FG 3PT FT Rebounds Misc
G M M A Pct M A Pct M A Pct Off Def Tot Ast TO Stl Blk PF PPG
2008 - Kyle Weaver 56 20.8 2.0 4.4 45.9 0.6 1.7 34.4 0.7 1.0 70.7 0.6 1.8 2.3 1.8 1.2 0.8 0.4 1.4 5.3

Interestingly enough, Kyle is another rookie that was not drafted by the Thunder (then Sonics), but was acquired in a late August trade with the Bobcats, for a 2nd round pick, after spending the majority of the summer on the Charlotte Bobcats roster. It's just another example of Sam Presti doing an excellent job of finding the kind of players he wants to help build this team with, and getting them without ever giving up too much in return. He has a knack for working deals that always seem to tip the scales toward our favor versus whoever the deal is made with. At 6'6" and being a defensive player, he just fits that mold that Presti is looking for.

In a little over 50 games this season, he averaged just over 5 points, 2 rebounds, 2 assists, and nearly 1 steal per game.

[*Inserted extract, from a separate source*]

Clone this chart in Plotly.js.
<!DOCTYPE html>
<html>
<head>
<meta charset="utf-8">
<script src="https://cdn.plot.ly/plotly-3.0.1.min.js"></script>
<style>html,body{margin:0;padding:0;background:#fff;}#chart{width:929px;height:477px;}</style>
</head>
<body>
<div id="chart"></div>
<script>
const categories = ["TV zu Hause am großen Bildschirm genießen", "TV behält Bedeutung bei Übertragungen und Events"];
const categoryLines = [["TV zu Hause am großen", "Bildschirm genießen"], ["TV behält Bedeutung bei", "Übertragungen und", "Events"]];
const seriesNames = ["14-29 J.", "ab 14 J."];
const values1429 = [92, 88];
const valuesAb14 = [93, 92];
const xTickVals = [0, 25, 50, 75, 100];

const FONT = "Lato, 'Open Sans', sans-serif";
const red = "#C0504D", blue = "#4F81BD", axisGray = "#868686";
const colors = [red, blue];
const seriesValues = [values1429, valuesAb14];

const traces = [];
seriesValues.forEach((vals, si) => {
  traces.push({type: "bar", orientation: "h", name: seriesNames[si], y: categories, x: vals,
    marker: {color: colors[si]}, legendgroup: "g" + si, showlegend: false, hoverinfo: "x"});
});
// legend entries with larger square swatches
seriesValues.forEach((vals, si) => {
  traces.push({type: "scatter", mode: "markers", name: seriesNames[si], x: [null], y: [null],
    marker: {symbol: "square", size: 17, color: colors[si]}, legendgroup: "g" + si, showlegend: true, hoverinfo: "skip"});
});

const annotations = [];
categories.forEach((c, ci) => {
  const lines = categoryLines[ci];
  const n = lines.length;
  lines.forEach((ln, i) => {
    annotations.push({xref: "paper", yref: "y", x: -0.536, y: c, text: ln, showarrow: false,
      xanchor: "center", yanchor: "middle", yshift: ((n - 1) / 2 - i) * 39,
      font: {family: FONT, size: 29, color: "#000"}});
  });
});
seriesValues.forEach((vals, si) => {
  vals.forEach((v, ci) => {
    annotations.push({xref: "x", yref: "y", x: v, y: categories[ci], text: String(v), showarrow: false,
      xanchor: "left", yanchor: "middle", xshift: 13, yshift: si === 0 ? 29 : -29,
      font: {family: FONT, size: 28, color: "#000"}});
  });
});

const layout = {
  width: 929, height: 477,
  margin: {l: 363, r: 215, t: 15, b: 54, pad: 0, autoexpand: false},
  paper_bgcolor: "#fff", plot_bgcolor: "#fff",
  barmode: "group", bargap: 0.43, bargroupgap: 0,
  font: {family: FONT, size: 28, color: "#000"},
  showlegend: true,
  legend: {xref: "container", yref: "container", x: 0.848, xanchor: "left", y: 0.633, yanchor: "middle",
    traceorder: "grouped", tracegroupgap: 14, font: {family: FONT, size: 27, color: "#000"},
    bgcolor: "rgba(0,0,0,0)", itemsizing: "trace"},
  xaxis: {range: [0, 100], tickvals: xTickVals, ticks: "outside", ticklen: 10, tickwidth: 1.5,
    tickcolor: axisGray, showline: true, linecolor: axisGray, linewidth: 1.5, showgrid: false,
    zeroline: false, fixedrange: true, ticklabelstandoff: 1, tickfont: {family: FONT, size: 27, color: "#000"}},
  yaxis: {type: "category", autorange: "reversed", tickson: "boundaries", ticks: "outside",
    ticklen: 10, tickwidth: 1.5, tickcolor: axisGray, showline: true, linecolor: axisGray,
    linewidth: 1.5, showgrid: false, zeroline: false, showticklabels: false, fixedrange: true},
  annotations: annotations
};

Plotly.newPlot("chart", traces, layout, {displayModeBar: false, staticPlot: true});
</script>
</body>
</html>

Looking at those numbers, you can definitely tell that his time on the court was primarily for his defense, and not offense. Although he showed signs of being a decent defender, he still has a long way to go before he's considered a solid defender at the NBA level. The difference between when he started and when Thabo began starting was night and day as far as the overall defensive effort was concerned. But you can't really blame that on Kyle, being as he is just a rookie learning the NBA game on the job, and Thabo already has a few years under his belt as a budding defensive player.

As far as his offense is concerned, his shooting percentages weren't all that bad. 45% from the field, and near 35% from behind the arc. For a team that struggles from behind the three point arc, if he can develop into a consistent three point threat, he could definitely find himself a long term spot on the roster. He's really in kind of that same boat as Thabo, where his primary function for this team would be as a stiff defender, but if he could develop his 3 point shot into a consistent threat, it would be hard to keep him off the court. That's if he can develop into that same shut down defensive player in the NBA, that he was in College. To do that, he'll need playing time, and for playing time, he may need to spend the majority of next season in the D-League.

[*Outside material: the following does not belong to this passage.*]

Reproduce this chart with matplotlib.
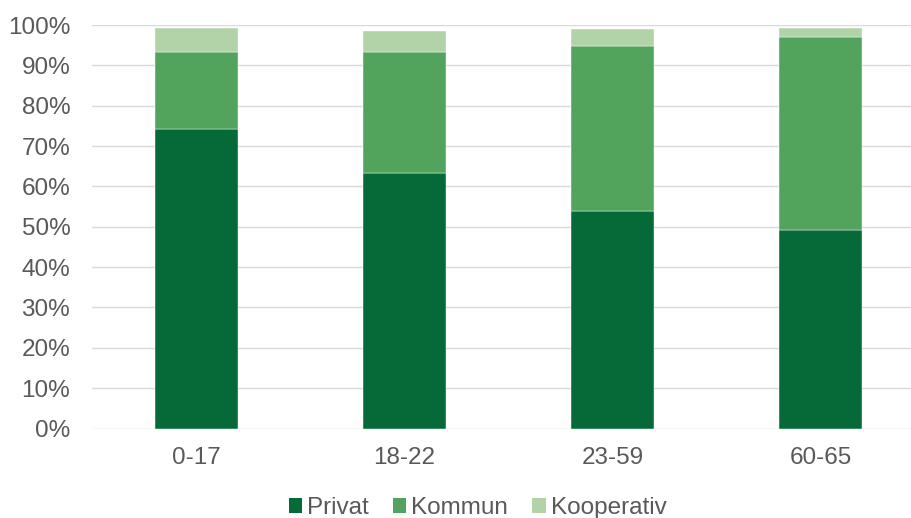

Just like D.J. White, his role next season will likely be determined by the moves the team makes during the off-season. After the Thunder signed Shaun Livingston to a mutli-year deal, it became a little more likely that Kyle will spend a good amount of his time next season in the D-League with the Tulsa 66ers. But whether or not that really happens depends on how well he plays in the Summer league, and who the Thunder decide to keep around, or trade. Both Chucky Atkins and Earl Watson are under contract through next season, and if they both somehow make it through the summer along with Livingston, then Kyle will definitely start the year playing for the Tulsa 66ers. Some of these young guys role with the team next season is really hard to evaluate before any off-season moves have been made because they really don't have a clear and defined role with the team yet, outside of gaining experience and improving their game.

Overall though, I don't think you can really complain about the year Kyle had. He was the 38th pick overall in the draft and he played in nearly 60 games that he contributed in some form or another. Even if he does get designated for assignment in Tulsa, don't think that he is out of the Thunder's future plans. First and second year players are able to be moved back and forth to the D-League up to 3 times per year as they attempt to develop themselves into everyday NBA players. So if they move him to the 66ers next year, its more so he can get loads of playing time and work on developing his game. Two things that would be hard for him to do while battling other veteran players for playing time. Again though, it just depends on what other guards are on the roster when next season rolls around.